EXERCISE MATERIALS —
----
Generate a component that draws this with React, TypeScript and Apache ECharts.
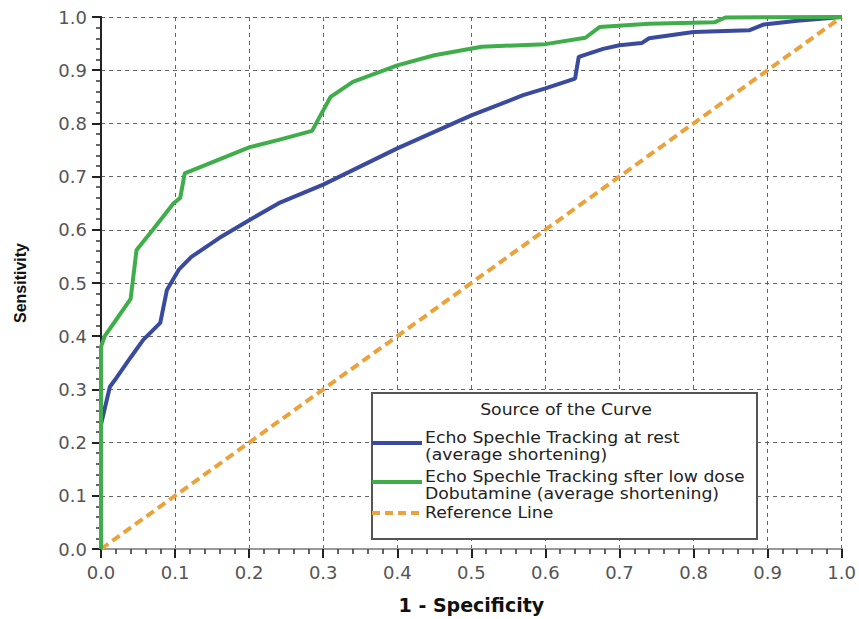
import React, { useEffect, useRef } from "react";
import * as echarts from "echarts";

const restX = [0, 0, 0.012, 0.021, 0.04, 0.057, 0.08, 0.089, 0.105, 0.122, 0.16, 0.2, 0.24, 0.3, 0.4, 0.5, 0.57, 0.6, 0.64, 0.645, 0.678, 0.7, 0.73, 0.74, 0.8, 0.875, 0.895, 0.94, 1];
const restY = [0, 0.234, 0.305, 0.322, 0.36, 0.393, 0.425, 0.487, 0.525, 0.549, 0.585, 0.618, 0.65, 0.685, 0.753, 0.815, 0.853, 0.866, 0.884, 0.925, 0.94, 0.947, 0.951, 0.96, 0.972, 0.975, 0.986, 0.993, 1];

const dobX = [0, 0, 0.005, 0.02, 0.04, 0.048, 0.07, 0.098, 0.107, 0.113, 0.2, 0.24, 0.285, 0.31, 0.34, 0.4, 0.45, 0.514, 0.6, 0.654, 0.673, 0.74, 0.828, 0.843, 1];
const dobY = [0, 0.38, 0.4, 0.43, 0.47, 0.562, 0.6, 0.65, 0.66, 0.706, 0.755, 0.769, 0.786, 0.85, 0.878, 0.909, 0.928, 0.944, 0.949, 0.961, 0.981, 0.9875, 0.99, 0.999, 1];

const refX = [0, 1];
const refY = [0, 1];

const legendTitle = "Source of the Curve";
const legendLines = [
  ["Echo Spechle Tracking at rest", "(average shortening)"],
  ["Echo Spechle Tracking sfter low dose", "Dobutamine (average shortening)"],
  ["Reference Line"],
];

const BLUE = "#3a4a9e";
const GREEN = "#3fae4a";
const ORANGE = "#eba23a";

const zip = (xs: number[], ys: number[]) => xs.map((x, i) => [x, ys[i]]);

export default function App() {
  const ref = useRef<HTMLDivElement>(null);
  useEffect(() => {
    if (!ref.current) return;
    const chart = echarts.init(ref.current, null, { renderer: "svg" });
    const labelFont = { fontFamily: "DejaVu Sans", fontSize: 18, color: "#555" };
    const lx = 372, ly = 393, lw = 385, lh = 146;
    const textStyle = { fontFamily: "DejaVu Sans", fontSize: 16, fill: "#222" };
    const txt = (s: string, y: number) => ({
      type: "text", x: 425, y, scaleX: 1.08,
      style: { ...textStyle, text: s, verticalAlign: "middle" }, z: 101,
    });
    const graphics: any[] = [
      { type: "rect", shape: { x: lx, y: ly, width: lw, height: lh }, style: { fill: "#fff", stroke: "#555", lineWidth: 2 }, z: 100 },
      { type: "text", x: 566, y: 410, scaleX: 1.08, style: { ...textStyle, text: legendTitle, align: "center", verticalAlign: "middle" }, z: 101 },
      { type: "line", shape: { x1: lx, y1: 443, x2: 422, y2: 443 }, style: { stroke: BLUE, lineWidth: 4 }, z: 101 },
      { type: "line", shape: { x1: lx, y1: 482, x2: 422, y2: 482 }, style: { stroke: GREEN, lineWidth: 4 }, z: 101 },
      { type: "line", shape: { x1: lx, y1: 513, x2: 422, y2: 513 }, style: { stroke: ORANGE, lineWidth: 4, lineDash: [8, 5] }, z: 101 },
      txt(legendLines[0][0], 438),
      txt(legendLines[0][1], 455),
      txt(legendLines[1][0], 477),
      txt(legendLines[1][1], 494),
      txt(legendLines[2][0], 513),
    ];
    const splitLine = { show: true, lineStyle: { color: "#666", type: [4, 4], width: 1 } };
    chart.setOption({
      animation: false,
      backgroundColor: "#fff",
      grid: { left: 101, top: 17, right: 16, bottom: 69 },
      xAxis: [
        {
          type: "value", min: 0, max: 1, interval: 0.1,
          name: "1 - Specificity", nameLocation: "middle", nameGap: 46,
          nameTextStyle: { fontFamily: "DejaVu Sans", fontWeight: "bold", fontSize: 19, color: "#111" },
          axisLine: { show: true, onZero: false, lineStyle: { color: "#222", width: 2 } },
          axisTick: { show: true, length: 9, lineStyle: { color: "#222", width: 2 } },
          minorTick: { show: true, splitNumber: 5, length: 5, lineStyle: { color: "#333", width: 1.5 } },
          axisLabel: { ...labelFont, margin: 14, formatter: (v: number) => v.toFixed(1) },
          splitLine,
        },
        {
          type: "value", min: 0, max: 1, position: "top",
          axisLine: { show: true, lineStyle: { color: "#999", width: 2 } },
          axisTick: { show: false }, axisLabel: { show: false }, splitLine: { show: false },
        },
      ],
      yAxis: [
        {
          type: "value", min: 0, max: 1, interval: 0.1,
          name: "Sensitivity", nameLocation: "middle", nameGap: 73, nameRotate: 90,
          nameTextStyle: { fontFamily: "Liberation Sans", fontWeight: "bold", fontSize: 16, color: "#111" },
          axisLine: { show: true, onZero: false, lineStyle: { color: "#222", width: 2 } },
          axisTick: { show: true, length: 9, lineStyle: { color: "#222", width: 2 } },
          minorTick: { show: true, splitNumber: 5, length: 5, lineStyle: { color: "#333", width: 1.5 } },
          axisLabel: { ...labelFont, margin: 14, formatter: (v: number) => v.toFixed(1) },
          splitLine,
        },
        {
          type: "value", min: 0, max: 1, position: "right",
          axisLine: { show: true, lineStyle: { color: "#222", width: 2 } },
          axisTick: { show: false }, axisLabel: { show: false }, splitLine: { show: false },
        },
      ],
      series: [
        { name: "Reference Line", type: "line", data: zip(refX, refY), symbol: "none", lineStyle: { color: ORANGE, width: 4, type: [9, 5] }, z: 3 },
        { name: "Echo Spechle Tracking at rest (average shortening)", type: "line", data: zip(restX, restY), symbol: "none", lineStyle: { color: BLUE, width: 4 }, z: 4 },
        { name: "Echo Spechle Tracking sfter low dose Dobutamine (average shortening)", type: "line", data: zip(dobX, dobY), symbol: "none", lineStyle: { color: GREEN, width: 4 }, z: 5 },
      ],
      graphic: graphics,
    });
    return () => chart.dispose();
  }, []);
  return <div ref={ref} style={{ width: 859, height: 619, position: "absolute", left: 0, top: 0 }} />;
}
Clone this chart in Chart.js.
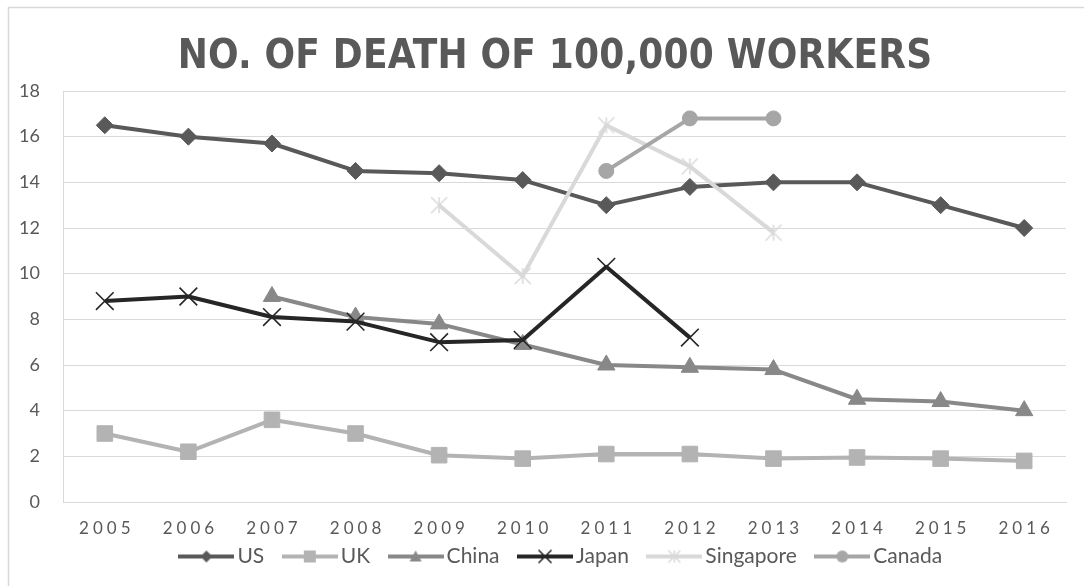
----
WHAT NEEDS TO BE DONE — Nothing but the pictures may be dropped; output the records above exactly.

WRITTEN ANSWER —
Generate a component that draws this with React, TypeScript and Apache ECharts.
import React, { useEffect, useRef } from "react";
import * as echarts from "echarts";

const restX = [0, 0, 0.012, 0.021, 0.04, 0.057, 0.08, 0.089, 0.105, 0.122, 0.16, 0.2, 0.24, 0.3, 0.4, 0.5, 0.57, 0.6, 0.64, 0.645, 0.678, 0.7, 0.73, 0.74, 0.8, 0.875, 0.895, 0.94, 1];
const restY = [0, 0.234, 0.305, 0.322, 0.36, 0.393, 0.425, 0.487, 0.525, 0.549, 0.585, 0.618, 0.65, 0.685, 0.753, 0.815, 0.853, 0.866, 0.884, 0.925, 0.94, 0.947, 0.951, 0.96, 0.972, 0.975, 0.986, 0.993, 1];

const dobX = [0, 0, 0.005, 0.02, 0.04, 0.048, 0.07, 0.098, 0.107, 0.113, 0.2, 0.24, 0.285, 0.31, 0.34, 0.4, 0.45, 0.514, 0.6, 0.654, 0.673, 0.74, 0.828, 0.843, 1];
const dobY = [0, 0.38, 0.4, 0.43, 0.47, 0.562, 0.6, 0.65, 0.66, 0.706, 0.755, 0.769, 0.786, 0.85, 0.878, 0.909, 0.928, 0.944, 0.949, 0.961, 0.981, 0.9875, 0.99, 0.999, 1];

const refX = [0, 1];
const refY = [0, 1];

const legendTitle = "Source of the Curve";
const legendLines = [
  ["Echo Spechle Tracking at rest", "(average shortening)"],
  ["Echo Spechle Tracking sfter low dose", "Dobutamine (average shortening)"],
  ["Reference Line"],
];

const BLUE = "#3a4a9e";
const GREEN = "#3fae4a";
const ORANGE = "#eba23a";

const zip = (xs: number[], ys: number[]) => xs.map((x, i) => [x, ys[i]]);

export default function App() {
  const ref = useRef<HTMLDivElement>(null);
  useEffect(() => {
    if (!ref.current) return;
    const chart = echarts.init(ref.current, null, { renderer: "svg" });
    const labelFont = { fontFamily: "DejaVu Sans", fontSize: 18, color: "#555" };
    const lx = 372, ly = 393, lw = 385, lh = 146;
    const textStyle = { fontFamily: "DejaVu Sans", fontSize: 16, fill: "#222" };
    const txt = (s: string, y: number) => ({
      type: "text", x: 425, y, scaleX: 1.08,
      style: { ...textStyle, text: s, verticalAlign: "middle" }, z: 101,
    });
    const graphics: any[] = [
      { type: "rect", shape: { x: lx, y: ly, width: lw, height: lh }, style: { fill: "#fff", stroke: "#555", lineWidth: 2 }, z: 100 },
      { type: "text", x: 566, y: 410, scaleX: 1.08, style: { ...textStyle, text: legendTitle, align: "center", verticalAlign: "middle" }, z: 101 },
      { type: "line", shape: { x1: lx, y1: 443, x2: 422, y2: 443 }, style: { stroke: BLUE, lineWidth: 4 }, z: 101 },
      { type: "line", shape: { x1: lx, y1: 482, x2: 422, y2: 482 }, style: { stroke: GREEN, lineWidth: 4 }, z: 101 },
      { type: "line", shape: { x1: lx, y1: 513, x2: 422, y2: 513 }, style: { stroke: ORANGE, lineWidth: 4, lineDash: [8, 5] }, z: 101 },
      txt(legendLines[0][0], 438),
      txt(legendLines[0][1], 455),
      txt(legendLines[1][0], 477),
      txt(legendLines[1][1], 494),
      txt(legendLines[2][0], 513),
    ];
    const splitLine = { show: true, lineStyle: { color: "#666", type: [4, 4], width: 1 } };
    chart.setOption({
      animation: false,
      backgroundColor: "#fff",
      grid: { left: 101, top: 17, right: 16, bottom: 69 },
      xAxis: [
        {
          type: "value", min: 0, max: 1, interval: 0.1,
          name: "1 - Specificity", nameLocation: "middle", nameGap: 46,
          nameTextStyle: { fontFamily: "DejaVu Sans", fontWeight: "bold", fontSize: 19, color: "#111" },
          axisLine: { show: true, onZero: false, lineStyle: { color: "#222", width: 2 } },
          axisTick: { show: true, length: 9, lineStyle: { color: "#222", width: 2 } },
          minorTick: { show: true, splitNumber: 5, length: 5, lineStyle: { color: "#333", width: 1.5 } },
          axisLabel: { ...labelFont, margin: 14, formatter: (v: number) => v.toFixed(1) },
          splitLine,
        },
        {
          type: "value", min: 0, max: 1, position: "top",
          axisLine: { show: true, lineStyle: { color: "#999", width: 2 } },
          axisTick: { show: false }, axisLabel: { show: false }, splitLine: { show: false },
        },
      ],
      yAxis: [
        {
          type: "value", min: 0, max: 1, interval: 0.1,
          name: "Sensitivity", nameLocation: "middle", nameGap: 73, nameRotate: 90,
          nameTextStyle: { fontFamily: "Liberation Sans", fontWeight: "bold", fontSize: 16, color: "#111" },
          axisLine: { show: true, onZero: false, lineStyle: { color: "#222", width: 2 } },
          axisTick: { show: true, length: 9, lineStyle: { color: "#222", width: 2 } },
          minorTick: { show: true, splitNumber: 5, length: 5, lineStyle: { color: "#333", width: 1.5 } },
          axisLabel: { ...labelFont, margin: 14, formatter: (v: number) => v.toFixed(1) },
          splitLine,
        },
        {
          type: "value", min: 0, max: 1, position: "right",
          axisLine: { show: true, lineStyle: { color: "#222", width: 2 } },
          axisTick: { show: false }, axisLabel: { show: false }, splitLine: { show: false },
        },
      ],
      series: [
        { name: "Reference Line", type: "line", data: zip(refX, refY), symbol: "none", lineStyle: { color: ORANGE, width: 4, type: [9, 5] }, z: 3 },
        { name: "Echo Spechle Tracking at rest (average shortening)", type: "line", data: zip(restX, restY), symbol: "none", lineStyle: { color: BLUE, width: 4 }, z: 4 },
        { name: "Echo Spechle Tracking sfter low dose Dobutamine (average shortening)", type: "line", data: zip(dobX, dobY), symbol: "none", lineStyle: { color: GREEN, width: 4 }, z: 5 },
      ],
      graphic: graphics,
    });
    return () => chart.dispose();
  }, []);
  return <div ref={ref} style={{ width: 859, height: 619, position: "absolute", left: 0, top: 0 }} />;
}
Clone this chart in Chart.js.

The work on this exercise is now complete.